Now, drawing from a deep understanding of digital-platform infrastructure and the nuanced licensing space, Tuned Global – which has offices in the United States and the United Kingdom, in addition to Australia – is offering brand-specific music management and streaming solutions for mainstays of the fitness business.
Last year, Oslo-based ACX Music tapped Tuned Global to build UFC Ultimate Sound, a full-service streaming platform that facilitates brand interaction (particularly during workouts) and enables leading UFC athletes to share music-driven experiences with fans.
More recently, Tuned Global inked a deal with Psycle London, a boutique fitness brand with more than 70 active instructors. Those instructors can now access a playlist app filled with pre-cleared commercial tracks, a critical component to Psycle’s interactive on-demand and live-streamed video classes. Perhaps more critically, Tuned Global is handling all of the backend licensing, reporting, and administration chores with labels, publishers, and PROs, while enabling the integration of future catalogs ahead.
“These features were key to offering a great and integrated music and fitness experience to our members,” said David Watt, Psycle London CEO.
With the ability to deliver a fast-to-market music resource through either a brand-new mobile app or direct API integration into a current system, Tuned Global also helps exercise-industry clients equip their products and platforms with hundreds of fitness-centered tracks, including works curated for spinning, cardio, and yoga classes, ready to go with cleared licensing, publishing and PROs.
Tuned Global’s mobile app and API-integration options underscore the idea that all music and fitness projects are different. That means enabling new and existing fitness platforms to create and distribute their video content with a licensed catalog of commercial music.
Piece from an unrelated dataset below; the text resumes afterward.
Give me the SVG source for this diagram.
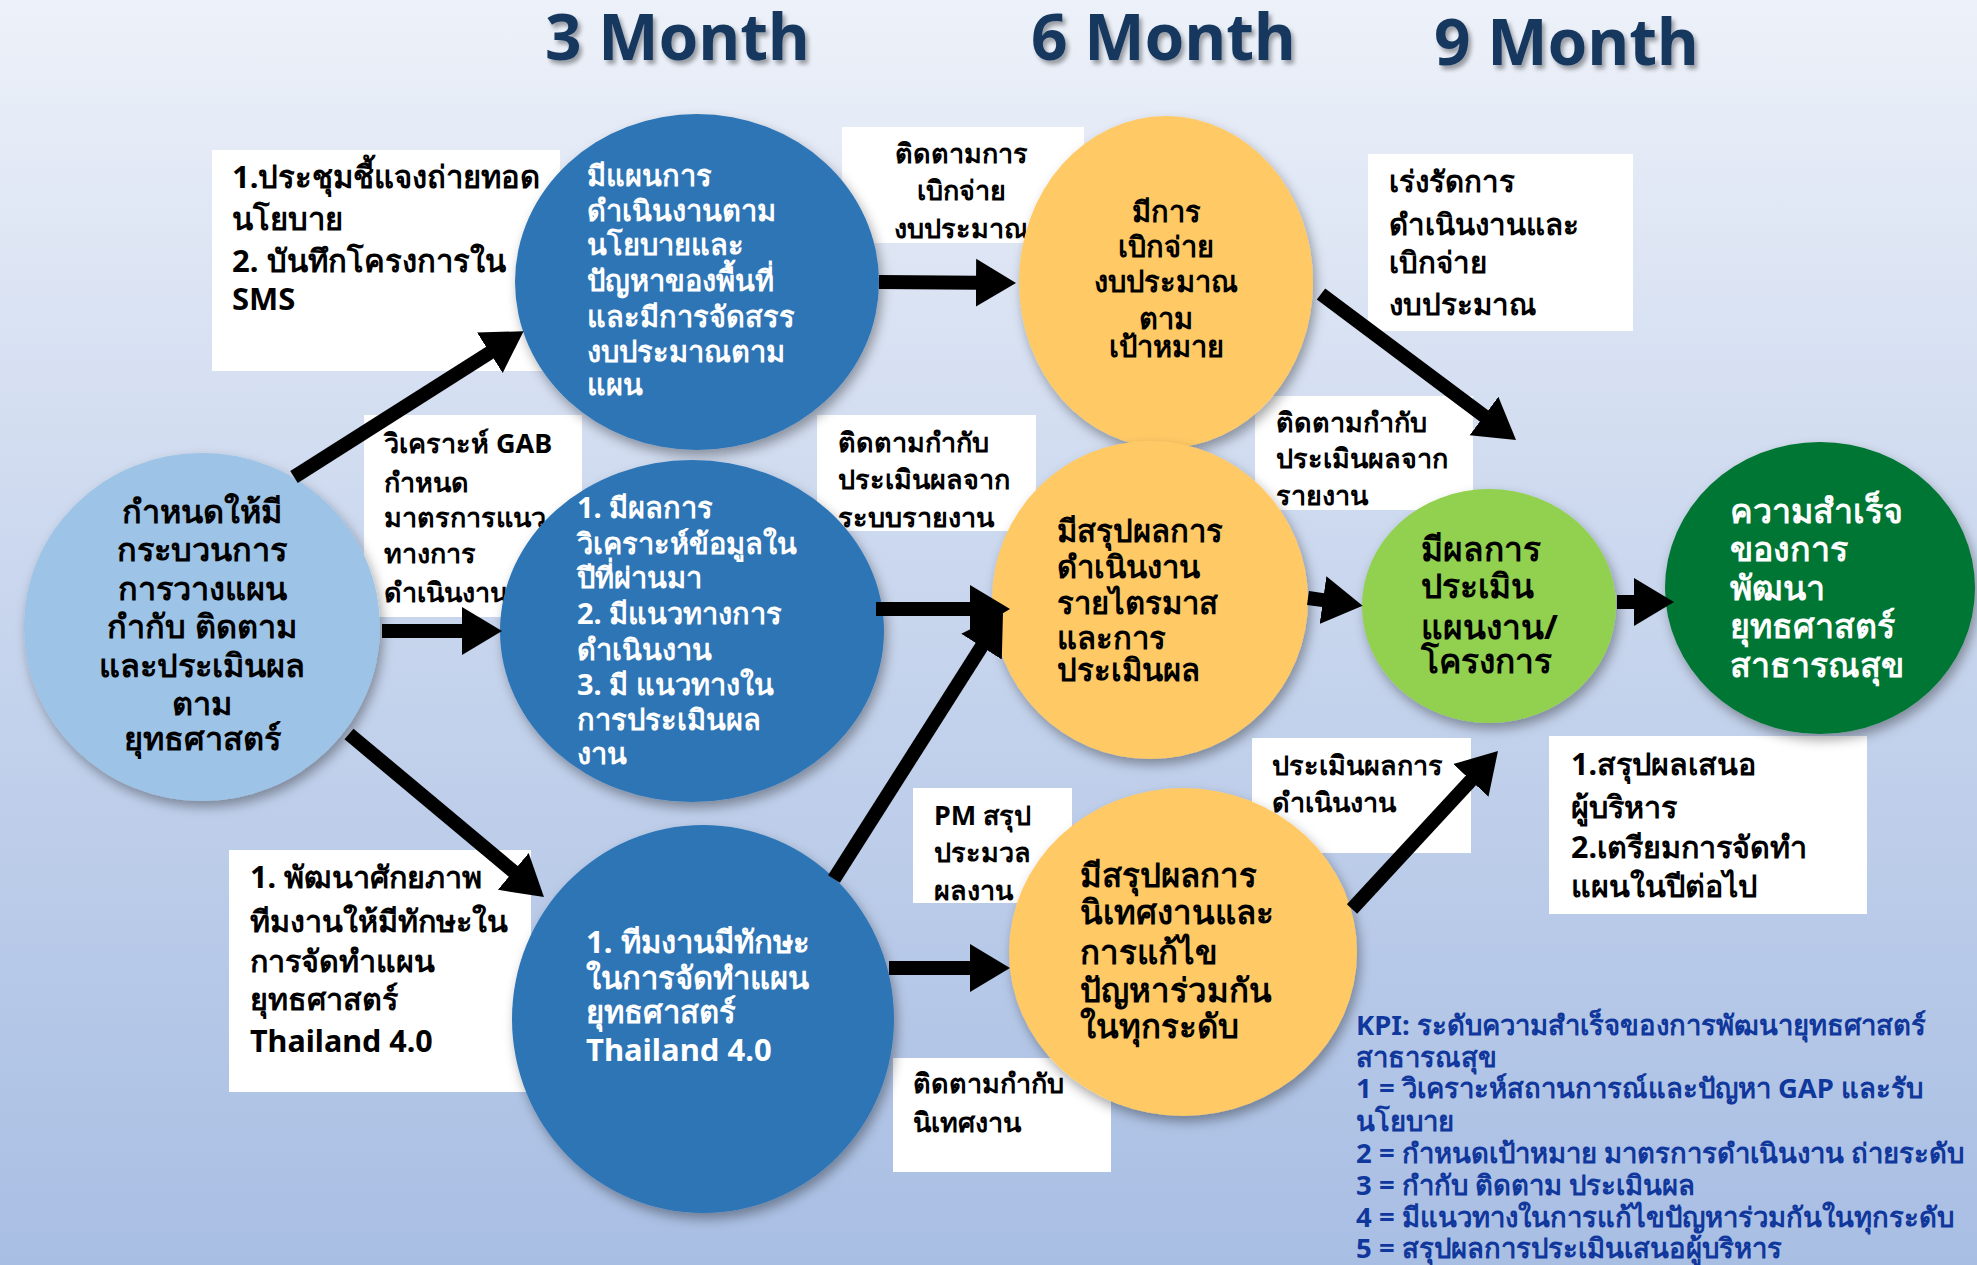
<svg xmlns="http://www.w3.org/2000/svg" width="1977" height="1265" viewBox="0 0 1977 1265">
<defs>
<linearGradient id="bg" x1="0" y1="0" x2="0" y2="1">
<stop offset="0" stop-color="#edf1f9"/>
<stop offset="0.45" stop-color="#cad7ee"/>
<stop offset="1" stop-color="#a8bee3"/>
</linearGradient>
<filter id="sh" x="-20%" y="-20%" width="140%" height="140%">
<feDropShadow dx="3" dy="6" stdDeviation="6" flood-color="#000" flood-opacity="0.35"/>
</filter>
<filter id="tsh" x="-10%" y="-10%" width="120%" height="130%">
<feDropShadow dx="3" dy="4" stdDeviation="2" flood-color="#000" flood-opacity="0.35"/>
</filter>
<marker id="ah" markerUnits="userSpaceOnUse" markerWidth="42" markerHeight="50" refX="2" refY="25" orient="auto">
<path d="M0,1 L40,25 L0,49 z" fill="#000"/>
</marker>
<style>
.title{font-family:"Noto Sans","DejaVu Sans",sans-serif;font-weight:bold;font-size:64px;fill:#17375e;}
.nt{font-family:"Noto Sans","DejaVu Sans",sans-serif;font-weight:bold;font-size:29px;}
.w{fill:#fff;}
.k{fill:#000;}
.lb{font-family:"Noto Sans","DejaVu Sans",sans-serif;font-weight:bold;font-size:27px;fill:#000;}
.box{fill:#fff;}
.kpi{font-family:"Noto Sans","DejaVu Sans",sans-serif;font-weight:bold;font-size:27.5px;fill:#10379c;}
.cn line{stroke:#000;stroke-width:14;marker-end:url(#ah);}
</style>
</defs>
<rect x="0" y="0" width="1977" height="1265" fill="url(#bg)"/>

<g id="titles" filter="url(#tsh)">
<text class="title" x="545" y="60">3 Month</text>
<text class="title" x="1031" y="60">6 Month</text>
<text class="title" x="1434" y="65">9 Month</text>
</g>

<g id="labels">
<g id="lbl-policy">
<rect class="box" x="212" y="150" width="348" height="221"/>
<text class="lb" style="font-size:31px"><tspan x="232" y="188">1.ประชุมชี้แจงถ่ายทอด</tspan><tspan x="232" y="230">นโยบาย</tspan><tspan x="232" y="272">2. บันทึกโครงการใน</tspan><tspan x="232" y="310">SMS</tspan></text>
</g>
<g id="lbl-gab">
<rect class="box" x="364" y="415" width="218" height="202"/>
<text class="lb"><tspan x="384" y="453">วิเคราะห์ GAB</tspan><tspan x="384" y="492">กำหนด</tspan><tspan x="384" y="527">มาตรการแนว</tspan><tspan x="384" y="563">ทางการ</tspan><tspan x="384" y="602">ดำเนินงาน</tspan></text>
</g>
<g id="lbl-disburse">
<rect class="box" x="842" y="127" width="242" height="116"/>
<text class="lb" text-anchor="middle"><tspan x="961" y="163">ติดตามการ</tspan><tspan x="961" y="200">เบิกจ่าย</tspan><tspan x="961" y="238">งบประมาณ</tspan></text>
</g>
<g id="lbl-speed">
<rect class="box" x="1368" y="154" width="265" height="177"/>
<text class="lb" style="font-size:29.5px"><tspan x="1389" y="192">เร่งรัดการ</tspan><tspan x="1389" y="235">ดำเนินงานและ</tspan><tspan x="1389" y="273">เบิกจ่าย</tspan><tspan x="1389" y="315">งบประมาณ</tspan></text>
</g>
<g id="lbl-report-sys">
<rect class="box" x="817" y="415" width="219" height="116"/>
<text class="lb"><tspan x="838" y="452">ติดตามกำกับ</tspan><tspan x="838" y="489">ประเมินผลจาก</tspan><tspan x="838" y="527">ระบบรายงาน</tspan></text>
</g>
<g id="lbl-report">
<rect class="box" x="1255" y="396" width="218" height="114"/>
<text class="lb"><tspan x="1276" y="432">ติดตามกำกับ</tspan><tspan x="1276" y="468">ประเมินผลจาก</tspan><tspan x="1276" y="505">รายงาน</tspan></text>
</g>
<g id="lbl-pm">
<rect class="box" x="913" y="788" width="159" height="115"/>
<text class="lb"><tspan x="934" y="825">PM สรุป</tspan><tspan x="934" y="862">ประมวล</tspan><tspan x="934" y="900">ผลงาน</tspan></text>
</g>
<g id="lbl-supervise">
<rect class="box" x="893" y="1058" width="218" height="114"/>
<text class="lb"><tspan x="913" y="1093">ติดตามกำกับ</tspan><tspan x="913" y="1132">นิเทศงาน</tspan></text>
</g>
<g id="lbl-evaluate">
<rect class="box" x="1252" y="738" width="219" height="115"/>
<text class="lb"><tspan x="1272" y="775">ประเมินผลการ</tspan><tspan x="1272" y="812">ดำเนินงาน</tspan></text>
</g>
<g id="lbl-summary">
<rect class="box" x="1549" y="736" width="318" height="178"/>
<text class="lb" style="font-size:30.5px"><tspan x="1571" y="775">1.สรุปผลเสนอ</tspan><tspan x="1571" y="818">ผู้บริหาร</tspan><tspan x="1571" y="858">2.เตรียมการจัดทำ</tspan><tspan x="1571" y="897">แผนในปีต่อไป</tspan></text>
</g>
<g id="lbl-develop">
<rect class="box" x="229" y="850" width="302" height="242"/>
<text class="lb" style="font-size:30.5px"><tspan x="250" y="888">1. พัฒนาศักยภาพ</tspan><tspan x="250" y="932">ทีมงานให้มีทักษะใน</tspan><tspan x="250" y="972">การจัดทำแผน</tspan><tspan x="250" y="1010">ยุทธศาสตร์</tspan><tspan x="250" y="1052">Thailand 4.0</tspan></text>
</g>
</g>

<g id="nodes">
<g id="node-start">
<ellipse cx="202" cy="627" rx="178" ry="174" fill="#9dc3e6" filter="url(#sh)"/>
<text class="nt k" style="font-size:32.5px" text-anchor="middle"><tspan x="202" y="523">กำหนดให้มี</tspan><tspan x="202" y="561">กระบวนการ</tspan><tspan x="202" y="600">การวางแผน</tspan><tspan x="202" y="638">กำกับ ติดตาม</tspan><tspan x="202" y="677">และประเมินผล</tspan><tspan x="202" y="715">ตาม</tspan><tspan x="202" y="750">ยุทธศาสตร์</tspan></text>
</g>
<g id="node-plan">
<ellipse cx="697" cy="282" rx="182" ry="168" fill="#2e75b6" filter="url(#sh)"/>
<text class="nt w"><tspan x="587" y="186">มีแผนการ</tspan><tspan x="587" y="221">ดำเนินงานตาม</tspan><tspan x="587" y="255">นโยบายและ</tspan><tspan x="587" y="291">ปัญหาของพื้นที่</tspan><tspan x="587" y="327">และมีการจัดสรร</tspan><tspan x="587" y="362">งบประมาณตาม</tspan><tspan x="587" y="395">แผน</tspan></text>
</g>
<g id="node-analysis">
<ellipse cx="692" cy="631" rx="192" ry="171" fill="#2e75b6" filter="url(#sh)"/>
<text class="nt w"><tspan x="577" y="518">1. มีผลการ</tspan><tspan x="577" y="554">วิเคราะห์ข้อมูลใน</tspan><tspan x="577" y="588">ปีที่ผ่านมา</tspan><tspan x="577" y="624">2. มีแนวทางการ</tspan><tspan x="577" y="660">ดำเนินงาน</tspan><tspan x="577" y="695">3. มี แนวทางใน</tspan><tspan x="577" y="730">การประเมินผล</tspan><tspan x="577" y="764">งาน</tspan></text>
</g>
<g id="node-team">
<ellipse cx="703" cy="1019" rx="191" ry="194" fill="#2e75b6" filter="url(#sh)"/>
<text class="nt w" style="font-size:31px"><tspan x="586" y="953">1. ทีมงานมีทักษะ</tspan><tspan x="586" y="989">ในการจัดทำแผน</tspan><tspan x="586" y="1023">ยุทธศาสตร์</tspan><tspan x="586" y="1061">Thailand 4.0</tspan></text>
</g>
<g id="node-budget">
<ellipse cx="1166" cy="282" rx="147" ry="166" fill="#ffc965" filter="url(#sh)"/>
<text class="nt k" text-anchor="middle"><tspan x="1166" y="222">มีการ</tspan><tspan x="1166" y="257">เบิกจ่าย</tspan><tspan x="1166" y="292">งบประมาณ</tspan><tspan x="1166" y="329">ตาม</tspan><tspan x="1166" y="357">เป้าหมาย</tspan></text>
</g>
<g id="node-quarter">
<ellipse cx="1150" cy="600" rx="158" ry="159" fill="#ffc965" filter="url(#sh)"/>
<text class="nt k" style="font-size:31px"><tspan x="1057" y="542">มีสรุปผลการ</tspan><tspan x="1057" y="578">ดำเนินงาน</tspan><tspan x="1057" y="614">รายไตรมาส</tspan><tspan x="1057" y="649">และการ</tspan><tspan x="1057" y="681">ประเมินผล</tspan></text>
</g>
<g id="node-supervision">
<ellipse cx="1183" cy="952" rx="174" ry="164" fill="#ffc965" filter="url(#sh)"/>
<text class="nt k" style="font-size:33px"><tspan x="1080" y="887">มีสรุปผลการ</tspan><tspan x="1080" y="924">นิเทศงานและ</tspan><tspan x="1080" y="964">การแก้ไข</tspan><tspan x="1080" y="1002">ปัญหาร่วมกัน</tspan><tspan x="1080" y="1038">ในทุกระดับ</tspan></text>
</g>
<g id="node-eval">
<ellipse cx="1489" cy="606" rx="127" ry="117" fill="#92d050" filter="url(#sh)"/>
<text class="nt k" style="font-size:33.5px"><tspan x="1421" y="561">มีผลการ</tspan><tspan x="1421" y="598">ประเมิน</tspan><tspan x="1421" y="639">แผนงาน/</tspan><tspan x="1421" y="673">โครงการ</tspan></text>
</g>
<g id="node-success">
<ellipse cx="1820" cy="588" rx="155" ry="146" fill="#057634" filter="url(#sh)"/>
<text class="nt w" style="font-size:34px"><tspan x="1730" y="523">ความสำเร็จ</tspan><tspan x="1730" y="561">ของการ</tspan><tspan x="1730" y="600">พัฒนา</tspan><tspan x="1730" y="638">ยุทธศาสตร์</tspan><tspan x="1730" y="677">สาธารณสุข</tspan></text>
</g>
</g>

<g id="connectors" class="cn">
<line x1="294" y1="477" x2="491.5" y2="351.6"/>
<line x1="382" y1="631" x2="464" y2="631"/>
<line x1="349" y1="734" x2="514.8" y2="872.7"/>
<line x1="879" y1="282" x2="978" y2="282.7"/>
<line x1="1321" y1="294" x2="1485.6" y2="417.2"/>
<line x1="876" y1="609" x2="972" y2="609"/>
<line x1="834" y1="879" x2="982.6" y2="645"/>
<line x1="889" y1="968" x2="972" y2="968"/>
<line x1="1308" y1="598" x2="1325" y2="600.4"/>
<line x1="1617" y1="602" x2="1636" y2="602"/>
<line x1="1352" y1="909" x2="1472.2" y2="778.9"/>
</g>

<g id="kpi">
<text class="kpi"><tspan x="1356" y="1035">KPI: ระดับความสำเร็จของการพัฒนายุทธศาสตร์</tspan><tspan x="1356" y="1067">สาธารณสุข</tspan><tspan x="1356" y="1098">1 = วิเคราะห์สถานการณ์และปัญหา GAP และรับ</tspan><tspan x="1356" y="1131">นโยบาย</tspan><tspan x="1356" y="1163">2 = กำหนดเป้าหมาย มาตรการดำเนินงาน ถ่ายระดับ</tspan><tspan x="1356" y="1195">3 = กำกับ ติดตาม ประเมินผล</tspan><tspan x="1356" y="1227">4 = มีแนวทางในการแก้ไขปัญหาร่วมกันในทุกระดับ</tspan><tspan x="1356" y="1258">5 = สรุปผลการประเมินเสนอผู้บริหาร</tspan></text>
</g>
</svg>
Between supplying content and rights management and advising on overarching agreements to avoid costly setbacks like those Peloton previously faced, there’s something to be said for the peace of mind that derives from trusted experts’ guidance. Part of this is also giving the ability to these fitness companies and their instructors to be able to curate their own playlists for their digital classes, with tracks that are licensed and properly reported back to labels, publishers, and PROs.
Likewise, promptly crafted apps and API integration choices, customized to fit the needs of clients and their members or users, are essential. Whether for exercise classes, fitness functionality, or other cutting-edge workout assets, music-related resources must be fully operational and user-friendly out of the gate, relative to the high bar set by user demands. In order to meet these industry expectations, Tuned Global has expanded its features to include live streaming, BPM and tempo-based matching, and options like customizable crossfade.
The focus on fitness could easily shift the trajectories of two industries. While immediately beneficial for fitness-technology brands, the music industry, and fans alike, the quick-evolving union between digital workout experiences and song appears poised to spur especially impressive numbers moving forward. Exercisers are continuing to trade their gym passes for the convenience of connected equipment and the in-home digital fitness experience, and that means embedded music is set to enjoy more impressions and more listens. Current figures are encouraging, and all signs indicate that even bigger things – and potentially game-changing results – are forthcoming.